§ **Written instruction**
Exclude the pictures; give every entry again exactly as written.

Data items
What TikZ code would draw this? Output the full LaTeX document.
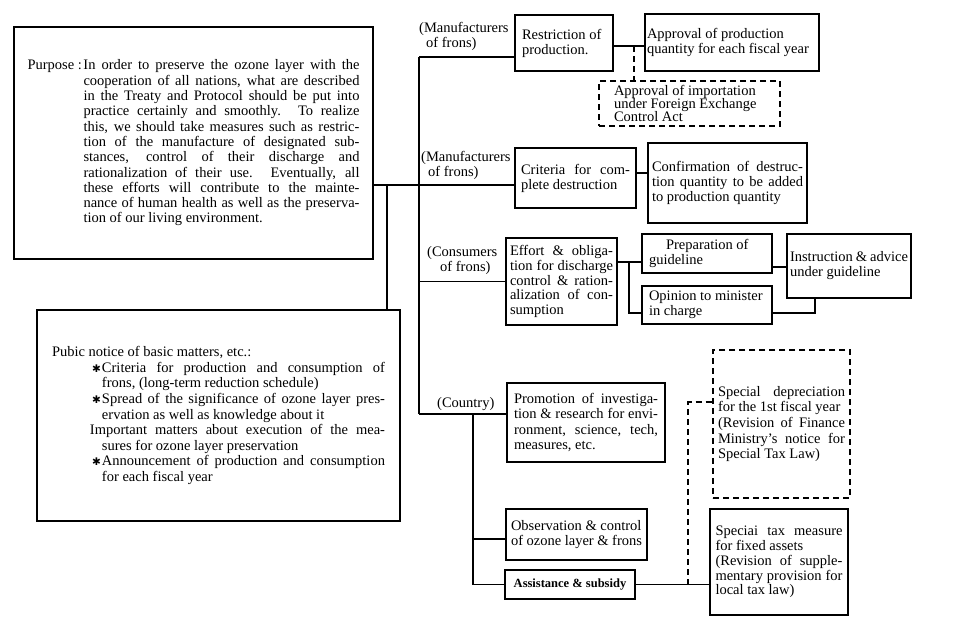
\documentclass[tikz,border=0pt]{standalone}
\usepackage{fontspec}
\setmainfont{Liberation Serif}
\newfontfamily\symfont{DejaVu Sans}
\newcommand{\jst}[1]{\makebox[\linewidth][s]{\spaceskip=0pt\xspaceskip=0pt #1}}
\newcommand{\jw}[2]{\makebox[#1][s]{\spaceskip=0pt\xspaceskip=0pt #2}}
\newcommand{\bul}{\makebox[10pt][l]{\symfont\fontsize{10.5}{10}\selectfont ✱}}
\begin{document}
\begin{tikzpicture}[x=1pt,y=-1pt,
  every node/.style={font=\fontsize{14.5}{15}\selectfont, inner sep=0pt},
  box/.style={draw, line width=1.1pt, align=justify},
  dbox/.style={box, dash pattern=on 6pt off 4pt},
  conn/.style={line width=1.1pt},
  dconn/.style={line width=1.1pt, dash pattern=on 6pt off 4pt},
  lbl/.style={align=left, anchor=west}]
\useasboundingbox (0,0) rectangle (970,629);

% left boxes
\node[box, minimum width=359pt, minimum height=232pt, text width=332pt,
      font=\fontsize{14.5}{15.3}\selectfont] (purpose) at (193.5,143)
{\makebox[56pt][l]{Purpose\ :}\parbox[t]{276pt}{%
\jst{In order to preserve the ozone layer with the}\\
\jst{cooperation of all nations, what are described}\\
\jst{in the Treaty and Protocol should be put into}\\
\jst{practice certainly and smoothly. To realize}\\
\jst{this, we should take measures such as restric-}\\
\jst{tion of the manufacture of designated sub-}\\
\jst{stances, control of their discharge and}\\
\jst{rationalization of their use. Eventually, all}\\
\jst{these efforts will contribute to the mainte-}\\
\jst{nance of human health as well as the preserva-}\\
tion of our living environment.}};

\node[box, minimum width=363pt, minimum height=211pt, text width=333pt,
      font=\fontsize{14.5}{15.6}\selectfont] (notice) at (218.5,415.5)
{Pubic notice of basic matters, etc.:\\
\hspace*{40pt}\bul\jw{283pt}{Criteria for production and consumption of}\\
\hspace*{50pt}frons, (long-term reduction schedule)\\
\hspace*{40pt}\bul\jw{283pt}{Spread of the significance of ozone layer pres-}\\
\hspace*{50pt}ervation as well as knowledge about it\\
\hspace*{38pt}\jw{295pt}{Important matters about execution of the mea-}\\
\hspace*{50pt}sures for ozone layer preservation\\
\hspace*{40pt}\bul\jw{283pt}{Announcement of production and consumption}\\
\hspace*{50pt}for each fiscal year};

% manufacturers row 1
\node[box, minimum width=98pt, minimum height=56pt, text width=84pt] (restr) at (564,43)
{Restriction of\\production.};
\node[box, minimum width=174pt, minimum height=57pt, text width=170pt] (approv) at (732,42.5)
{Approval of production\\quantity for each fiscal year};
\node[dbox, minimum width=181pt, minimum height=45pt, text width=151pt,
      font=\fontsize{14.5}{13.2}\selectfont] (importd) at (689.5,103.5)
{Approval of importation\\under Foreign Exchange\\Control Act};

% manufacturers row 2
\node[box, minimum width=121pt, minimum height=60pt, text width=109pt] (crit) at (575.5,178)
{\jst{Criteria for com-}\\plete destruction};
\node[box, minimum width=159pt, minimum height=80pt, text width=151pt] (confirm) at (727.5,183)
{\jst{Confirmation of destruc-}\\\jst{tion quantity to be added}\\to production quantity};

% consumers row
\node[box, minimum width=111pt, minimum height=87pt, text width=103pt,
      font=\fontsize{14.5}{14.7}\selectfont] (effort) at (561.5,281.5)
{\jst{Effort \& obliga-}\\\jst{tion for discharge}\\\jst{control \& ration-}\\\jst{alization of con-}\\sumption};
\node[box, minimum width=130pt, minimum height=39pt, text width=116pt] (prep) at (707,253.5)
{\hspace*{17pt}Preparation of\\guideline};
\node[box, minimum width=130pt, minimum height=38pt, text width=116pt] (opinion) at (707,305)
{Opinion to minister\\in charge};
\node[box, minimum width=124pt, minimum height=64pt, text width=118pt] (instr) at (849,266)
{Instruction \& advice\\under guideline};

% country
\node[box, minimum width=158pt, minimum height=79pt, text width=144pt,
      font=\fontsize{14.5}{15.3}\selectfont] (promo) at (586,422.5)
{\jst{Promotion of investiga-}\\\jst{tion \& research for envi-}\\\jst{ronment, science, tech,}\\measures, etc.};
\node[box, minimum width=141pt, minimum height=51pt, text width=131pt] (observ) at (576.5,534.5)
{Observation \& control\\of ozone layer \& frons};
\node[box, minimum width=130pt, minimum height=29pt, align=center,
      font=\fontsize{12.5}{14}\selectfont\bfseries] (assist) at (570,584.5)
{Assistance \& subsidy};
\node[dbox, minimum width=137pt, minimum height=148pt, text width=127pt,
      font=\fontsize{14.5}{15.7}\selectfont] (deprec) at (781.5,424)
{\jst{Special depreciation}\\for the 1st fiscal year\\\jst{(Revision of Finance}\\\jst{Ministry's notice for}\\Special Tax Law)};
\node[box, minimum width=138pt, minimum height=106pt, text width=127pt,
      font=\fontsize{14.5}{14.8}\selectfont] (taxm) at (779,562)
{\jst{Speciai tax measure}\\for fixed assets\\\jst{(Revision of supple-}\\\jst{mentary provision for}\\local tax law)};

% labels
\node[lbl] (lm1) at (419,36.5) {(Manufacturers\\\hspace*{7pt}of frons)};
\node[lbl] (lm2) at (421,165.5) {(Manufacturers\\\hspace*{7pt}of frons)};
\node[lbl] (lc) at (427,261) {(Consumers\\\hspace*{13pt}of frons)};
\node[lbl] (lk) at (437,404) {(Country)};

% coordinates
\coordinate (tTop) at (419,57);
\coordinate (tCons) at (419,281.5);
\coordinate (tCty) at (419,414);
\coordinate (pR) at (373,185);
\coordinate (nT) at (387,185);
\coordinate (sTop) at (473,414);
\coordinate (sObs) at (473,539);
\coordinate (dA) at (688,584.5);
\coordinate (dB) at (713,402);
\coordinate (rA) at (613,46);
\coordinate (rD) at (634,46);
\coordinate (cA) at (636,173);
\coordinate (eA) at (617,262);
\coordinate (eB) at (629,262);
\coordinate (eC) at (642,313);
\coordinate (pA) at (772,267);
\coordinate (oA) at (772,313);
\coordinate (oB) at (815,298);

% connectors
\draw[conn] (tTop) -- (tCty);
\draw[conn] (tTop) -- (tTop -| restr.west);
\draw[conn] (pR) -- (pR -| crit.west);
\draw[conn] (nT) -- (nT |- notice.north);
\draw[conn] (tCons) -- (tCons -| effort.west);
\draw[conn] (tCty) -- (tCty -| promo.west);
\draw[conn] (sTop) |- (assist.west);
\draw[conn] (sObs) -- (sObs -| observ.west);
\draw[conn] (assist.east) -- (assist.east -| taxm.west);
\draw[dconn] (dA) |- (dB);
\draw[conn] (rA) -- (rA -| approv.west);
\draw[dconn] (rD) -- (rD |- importd.north);
\draw[conn] (cA) -- (cA -| confirm.west);
\draw[conn] (eA) -- (eA -| prep.west);
\draw[conn] (eB) |- (eC);
\draw[conn] (pA) -- (pA -| instr.west);
\draw[conn] (oA) -| (oB);
\end{tikzpicture}
\end{document}
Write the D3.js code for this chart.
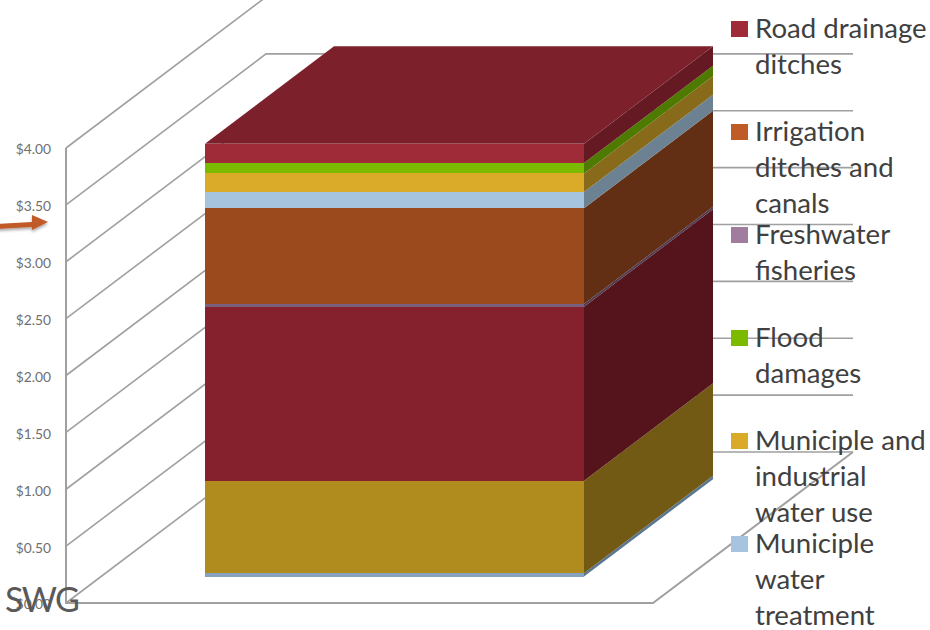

§ **The completed task**
What TikZ code would draw this? Output the full LaTeX document.
\documentclass[tikz,border=0pt]{standalone}
\usepackage{fontspec}
\setmainfont{Liberation Serif}
\newfontfamily\symfont{DejaVu Sans}
\newcommand{\jst}[1]{\makebox[\linewidth][s]{\spaceskip=0pt\xspaceskip=0pt #1}}
\newcommand{\jw}[2]{\makebox[#1][s]{\spaceskip=0pt\xspaceskip=0pt #2}}
\newcommand{\bul}{\makebox[10pt][l]{\symfont\fontsize{10.5}{10}\selectfont ✱}}
\begin{document}
\begin{tikzpicture}[x=1pt,y=-1pt,
  every node/.style={font=\fontsize{14.5}{15}\selectfont, inner sep=0pt},
  box/.style={draw, line width=1.1pt, align=justify},
  dbox/.style={box, dash pattern=on 6pt off 4pt},
  conn/.style={line width=1.1pt},
  dconn/.style={line width=1.1pt, dash pattern=on 6pt off 4pt},
  lbl/.style={align=left, anchor=west}]
\useasboundingbox (0,0) rectangle (970,629);

% left boxes
\node[box, minimum width=359pt, minimum height=232pt, text width=332pt,
      font=\fontsize{14.5}{15.3}\selectfont] (purpose) at (193.5,143)
{\makebox[56pt][l]{Purpose\ :}\parbox[t]{276pt}{%
\jst{In order to preserve the ozone layer with the}\\
\jst{cooperation of all nations, what are described}\\
\jst{in the Treaty and Protocol should be put into}\\
\jst{practice certainly and smoothly. To realize}\\
\jst{this, we should take measures such as restric-}\\
\jst{tion of the manufacture of designated sub-}\\
\jst{stances, control of their discharge and}\\
\jst{rationalization of their use. Eventually, all}\\
\jst{these efforts will contribute to the mainte-}\\
\jst{nance of human health as well as the preserva-}\\
tion of our living environment.}};

\node[box, minimum width=363pt, minimum height=211pt, text width=333pt,
      font=\fontsize{14.5}{15.6}\selectfont] (notice) at (218.5,415.5)
{Pubic notice of basic matters, etc.:\\
\hspace*{40pt}\bul\jw{283pt}{Criteria for production and consumption of}\\
\hspace*{50pt}frons, (long-term reduction schedule)\\
\hspace*{40pt}\bul\jw{283pt}{Spread of the significance of ozone layer pres-}\\
\hspace*{50pt}ervation as well as knowledge about it\\
\hspace*{38pt}\jw{295pt}{Important matters about execution of the mea-}\\
\hspace*{50pt}sures for ozone layer preservation\\
\hspace*{40pt}\bul\jw{283pt}{Announcement of production and consumption}\\
\hspace*{50pt}for each fiscal year};

% manufacturers row 1
\node[box, minimum width=98pt, minimum height=56pt, text width=84pt] (restr) at (564,43)
{Restriction of\\production.};
\node[box, minimum width=174pt, minimum height=57pt, text width=170pt] (approv) at (732,42.5)
{Approval of production\\quantity for each fiscal year};
\node[dbox, minimum width=181pt, minimum height=45pt, text width=151pt,
      font=\fontsize{14.5}{13.2}\selectfont] (importd) at (689.5,103.5)
{Approval of importation\\under Foreign Exchange\\Control Act};

% manufacturers row 2
\node[box, minimum width=121pt, minimum height=60pt, text width=109pt] (crit) at (575.5,178)
{\jst{Criteria for com-}\\plete destruction};
\node[box, minimum width=159pt, minimum height=80pt, text width=151pt] (confirm) at (727.5,183)
{\jst{Confirmation of destruc-}\\\jst{tion quantity to be added}\\to production quantity};

% consumers row
\node[box, minimum width=111pt, minimum height=87pt, text width=103pt,
      font=\fontsize{14.5}{14.7}\selectfont] (effort) at (561.5,281.5)
{\jst{Effort \& obliga-}\\\jst{tion for discharge}\\\jst{control \& ration-}\\\jst{alization of con-}\\sumption};
\node[box, minimum width=130pt, minimum height=39pt, text width=116pt] (prep) at (707,253.5)
{\hspace*{17pt}Preparation of\\guideline};
\node[box, minimum width=130pt, minimum height=38pt, text width=116pt] (opinion) at (707,305)
{Opinion to minister\\in charge};
\node[box, minimum width=124pt, minimum height=64pt, text width=118pt] (instr) at (849,266)
{Instruction \& advice\\under guideline};

% country
\node[box, minimum width=158pt, minimum height=79pt, text width=144pt,
      font=\fontsize{14.5}{15.3}\selectfont] (promo) at (586,422.5)
{\jst{Promotion of investiga-}\\\jst{tion \& research for envi-}\\\jst{ronment, science, tech,}\\measures, etc.};
\node[box, minimum width=141pt, minimum height=51pt, text width=131pt] (observ) at (576.5,534.5)
{Observation \& control\\of ozone layer \& frons};
\node[box, minimum width=130pt, minimum height=29pt, align=center,
      font=\fontsize{12.5}{14}\selectfont\bfseries] (assist) at (570,584.5)
{Assistance \& subsidy};
\node[dbox, minimum width=137pt, minimum height=148pt, text width=127pt,
      font=\fontsize{14.5}{15.7}\selectfont] (deprec) at (781.5,424)
{\jst{Special depreciation}\\for the 1st fiscal year\\\jst{(Revision of Finance}\\\jst{Ministry's notice for}\\Special Tax Law)};
\node[box, minimum width=138pt, minimum height=106pt, text width=127pt,
      font=\fontsize{14.5}{14.8}\selectfont] (taxm) at (779,562)
{\jst{Speciai tax measure}\\for fixed assets\\\jst{(Revision of supple-}\\\jst{mentary provision for}\\local tax law)};

% labels
\node[lbl] (lm1) at (419,36.5) {(Manufacturers\\\hspace*{7pt}of frons)};
\node[lbl] (lm2) at (421,165.5) {(Manufacturers\\\hspace*{7pt}of frons)};
\node[lbl] (lc) at (427,261) {(Consumers\\\hspace*{13pt}of frons)};
\node[lbl] (lk) at (437,404) {(Country)};

% coordinates
\coordinate (tTop) at (419,57);
\coordinate (tCons) at (419,281.5);
\coordinate (tCty) at (419,414);
\coordinate (pR) at (373,185);
\coordinate (nT) at (387,185);
\coordinate (sTop) at (473,414);
\coordinate (sObs) at (473,539);
\coordinate (dA) at (688,584.5);
\coordinate (dB) at (713,402);
\coordinate (rA) at (613,46);
\coordinate (rD) at (634,46);
\coordinate (cA) at (636,173);
\coordinate (eA) at (617,262);
\coordinate (eB) at (629,262);
\coordinate (eC) at (642,313);
\coordinate (pA) at (772,267);
\coordinate (oA) at (772,313);
\coordinate (oB) at (815,298);

% connectors
\draw[conn] (tTop) -- (tCty);
\draw[conn] (tTop) -- (tTop -| restr.west);
\draw[conn] (pR) -- (pR -| crit.west);
\draw[conn] (nT) -- (nT |- notice.north);
\draw[conn] (tCons) -- (tCons -| effort.west);
\draw[conn] (tCty) -- (tCty -| promo.west);
\draw[conn] (sTop) |- (assist.west);
\draw[conn] (sObs) -- (sObs -| observ.west);
\draw[conn] (assist.east) -- (assist.east -| taxm.west);
\draw[dconn] (dA) |- (dB);
\draw[conn] (rA) -- (rA -| approv.west);
\draw[dconn] (rD) -- (rD |- importd.north);
\draw[conn] (cA) -- (cA -| confirm.west);
\draw[conn] (eA) -- (eA -| prep.west);
\draw[conn] (eB) |- (eC);
\draw[conn] (pA) -- (pA -| instr.west);
\draw[conn] (oA) -| (oB);
\end{tikzpicture}
\end{document}
Write the D3.js code for this chart.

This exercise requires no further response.